To do:
Below is the data. Give it again, complete and exact.

Material provided:
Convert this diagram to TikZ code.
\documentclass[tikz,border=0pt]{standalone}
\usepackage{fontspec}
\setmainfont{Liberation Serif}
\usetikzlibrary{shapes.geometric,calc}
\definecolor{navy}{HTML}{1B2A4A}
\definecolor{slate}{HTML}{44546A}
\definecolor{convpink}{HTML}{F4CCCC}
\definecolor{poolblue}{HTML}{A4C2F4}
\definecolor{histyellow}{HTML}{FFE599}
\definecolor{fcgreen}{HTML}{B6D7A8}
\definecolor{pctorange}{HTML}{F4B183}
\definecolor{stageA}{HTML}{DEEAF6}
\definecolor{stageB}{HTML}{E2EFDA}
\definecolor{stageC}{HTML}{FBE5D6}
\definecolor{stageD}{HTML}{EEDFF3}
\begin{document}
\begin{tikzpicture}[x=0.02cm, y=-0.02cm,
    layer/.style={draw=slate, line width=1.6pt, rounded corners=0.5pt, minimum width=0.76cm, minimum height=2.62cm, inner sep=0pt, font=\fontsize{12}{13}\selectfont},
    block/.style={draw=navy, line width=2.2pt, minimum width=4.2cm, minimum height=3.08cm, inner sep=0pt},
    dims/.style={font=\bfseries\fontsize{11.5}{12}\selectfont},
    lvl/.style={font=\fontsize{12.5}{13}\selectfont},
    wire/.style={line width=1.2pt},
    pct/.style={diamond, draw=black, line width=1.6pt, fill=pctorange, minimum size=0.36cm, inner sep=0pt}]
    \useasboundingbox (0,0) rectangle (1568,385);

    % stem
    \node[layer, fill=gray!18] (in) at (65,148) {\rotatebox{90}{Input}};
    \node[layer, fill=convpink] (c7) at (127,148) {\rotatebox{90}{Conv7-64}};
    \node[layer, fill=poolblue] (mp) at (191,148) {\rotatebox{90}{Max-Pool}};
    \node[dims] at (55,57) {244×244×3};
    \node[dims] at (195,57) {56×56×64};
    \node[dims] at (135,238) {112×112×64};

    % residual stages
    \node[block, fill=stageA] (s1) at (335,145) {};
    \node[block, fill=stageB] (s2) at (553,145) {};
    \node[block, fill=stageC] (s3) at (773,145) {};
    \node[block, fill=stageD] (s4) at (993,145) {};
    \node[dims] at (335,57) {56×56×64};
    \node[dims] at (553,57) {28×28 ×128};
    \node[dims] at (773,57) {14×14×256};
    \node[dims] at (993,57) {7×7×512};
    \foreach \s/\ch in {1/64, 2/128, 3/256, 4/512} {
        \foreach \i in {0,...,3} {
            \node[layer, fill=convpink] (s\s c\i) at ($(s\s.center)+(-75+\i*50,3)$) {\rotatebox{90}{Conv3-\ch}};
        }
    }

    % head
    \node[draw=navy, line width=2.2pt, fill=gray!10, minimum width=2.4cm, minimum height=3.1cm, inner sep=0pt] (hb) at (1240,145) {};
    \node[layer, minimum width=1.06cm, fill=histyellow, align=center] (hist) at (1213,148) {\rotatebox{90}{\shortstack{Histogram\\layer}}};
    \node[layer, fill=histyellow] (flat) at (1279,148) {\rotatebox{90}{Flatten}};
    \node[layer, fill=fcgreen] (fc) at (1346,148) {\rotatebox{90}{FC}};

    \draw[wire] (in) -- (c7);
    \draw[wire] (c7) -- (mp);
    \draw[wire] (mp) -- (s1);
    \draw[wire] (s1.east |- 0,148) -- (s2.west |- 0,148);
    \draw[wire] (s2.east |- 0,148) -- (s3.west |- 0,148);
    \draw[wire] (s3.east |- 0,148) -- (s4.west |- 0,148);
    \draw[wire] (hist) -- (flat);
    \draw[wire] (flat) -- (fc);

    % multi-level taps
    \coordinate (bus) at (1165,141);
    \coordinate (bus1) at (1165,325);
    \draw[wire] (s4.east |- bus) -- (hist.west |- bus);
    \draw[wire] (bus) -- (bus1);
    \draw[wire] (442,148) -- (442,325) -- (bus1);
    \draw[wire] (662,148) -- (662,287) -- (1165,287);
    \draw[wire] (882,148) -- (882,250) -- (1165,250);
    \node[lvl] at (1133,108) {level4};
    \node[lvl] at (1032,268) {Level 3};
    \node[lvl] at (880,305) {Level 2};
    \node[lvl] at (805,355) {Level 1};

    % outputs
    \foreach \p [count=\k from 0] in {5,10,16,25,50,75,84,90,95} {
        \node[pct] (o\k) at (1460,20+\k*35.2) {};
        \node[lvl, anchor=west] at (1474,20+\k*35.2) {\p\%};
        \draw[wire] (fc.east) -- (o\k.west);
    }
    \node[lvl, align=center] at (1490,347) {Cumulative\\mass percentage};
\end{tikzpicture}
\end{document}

Full answer:
Convert this diagram to TikZ code.
\documentclass[tikz,border=0pt]{standalone}
\usepackage{fontspec}
\setmainfont{Liberation Serif}
\usetikzlibrary{shapes.geometric,calc}
\definecolor{navy}{HTML}{1B2A4A}
\definecolor{slate}{HTML}{44546A}
\definecolor{convpink}{HTML}{F4CCCC}
\definecolor{poolblue}{HTML}{A4C2F4}
\definecolor{histyellow}{HTML}{FFE599}
\definecolor{fcgreen}{HTML}{B6D7A8}
\definecolor{pctorange}{HTML}{F4B183}
\definecolor{stageA}{HTML}{DEEAF6}
\definecolor{stageB}{HTML}{E2EFDA}
\definecolor{stageC}{HTML}{FBE5D6}
\definecolor{stageD}{HTML}{EEDFF3}
\begin{document}
\begin{tikzpicture}[x=0.02cm, y=-0.02cm,
    layer/.style={draw=slate, line width=1.6pt, rounded corners=0.5pt, minimum width=0.76cm, minimum height=2.62cm, inner sep=0pt, font=\fontsize{12}{13}\selectfont},
    block/.style={draw=navy, line width=2.2pt, minimum width=4.2cm, minimum height=3.08cm, inner sep=0pt},
    dims/.style={font=\bfseries\fontsize{11.5}{12}\selectfont},
    lvl/.style={font=\fontsize{12.5}{13}\selectfont},
    wire/.style={line width=1.2pt},
    pct/.style={diamond, draw=black, line width=1.6pt, fill=pctorange, minimum size=0.36cm, inner sep=0pt}]
    \useasboundingbox (0,0) rectangle (1568,385);

    % stem
    \node[layer, fill=gray!18] (in) at (65,148) {\rotatebox{90}{Input}};
    \node[layer, fill=convpink] (c7) at (127,148) {\rotatebox{90}{Conv7-64}};
    \node[layer, fill=poolblue] (mp) at (191,148) {\rotatebox{90}{Max-Pool}};
    \node[dims] at (55,57) {244×244×3};
    \node[dims] at (195,57) {56×56×64};
    \node[dims] at (135,238) {112×112×64};

    % residual stages
    \node[block, fill=stageA] (s1) at (335,145) {};
    \node[block, fill=stageB] (s2) at (553,145) {};
    \node[block, fill=stageC] (s3) at (773,145) {};
    \node[block, fill=stageD] (s4) at (993,145) {};
    \node[dims] at (335,57) {56×56×64};
    \node[dims] at (553,57) {28×28 ×128};
    \node[dims] at (773,57) {14×14×256};
    \node[dims] at (993,57) {7×7×512};
    \foreach \s/\ch in {1/64, 2/128, 3/256, 4/512} {
        \foreach \i in {0,...,3} {
            \node[layer, fill=convpink] (s\s c\i) at ($(s\s.center)+(-75+\i*50,3)$) {\rotatebox{90}{Conv3-\ch}};
        }
    }

    % head
    \node[draw=navy, line width=2.2pt, fill=gray!10, minimum width=2.4cm, minimum height=3.1cm, inner sep=0pt] (hb) at (1240,145) {};
    \node[layer, minimum width=1.06cm, fill=histyellow, align=center] (hist) at (1213,148) {\rotatebox{90}{\shortstack{Histogram\\layer}}};
    \node[layer, fill=histyellow] (flat) at (1279,148) {\rotatebox{90}{Flatten}};
    \node[layer, fill=fcgreen] (fc) at (1346,148) {\rotatebox{90}{FC}};

    \draw[wire] (in) -- (c7);
    \draw[wire] (c7) -- (mp);
    \draw[wire] (mp) -- (s1);
    \draw[wire] (s1.east |- 0,148) -- (s2.west |- 0,148);
    \draw[wire] (s2.east |- 0,148) -- (s3.west |- 0,148);
    \draw[wire] (s3.east |- 0,148) -- (s4.west |- 0,148);
    \draw[wire] (hist) -- (flat);
    \draw[wire] (flat) -- (fc);

    % multi-level taps
    \coordinate (bus) at (1165,141);
    \coordinate (bus1) at (1165,325);
    \draw[wire] (s4.east |- bus) -- (hist.west |- bus);
    \draw[wire] (bus) -- (bus1);
    \draw[wire] (442,148) -- (442,325) -- (bus1);
    \draw[wire] (662,148) -- (662,287) -- (1165,287);
    \draw[wire] (882,148) -- (882,250) -- (1165,250);
    \node[lvl] at (1133,108) {level4};
    \node[lvl] at (1032,268) {Level 3};
    \node[lvl] at (880,305) {Level 2};
    \node[lvl] at (805,355) {Level 1};

    % outputs
    \foreach \p [count=\k from 0] in {5,10,16,25,50,75,84,90,95} {
        \node[pct] (o\k) at (1460,20+\k*35.2) {};
        \node[lvl, anchor=west] at (1474,20+\k*35.2) {\p\%};
        \draw[wire] (fc.east) -- (o\k.west);
    }
    \node[lvl, align=center] at (1490,347) {Cumulative\\mass percentage};
\end{tikzpicture}
\end{document}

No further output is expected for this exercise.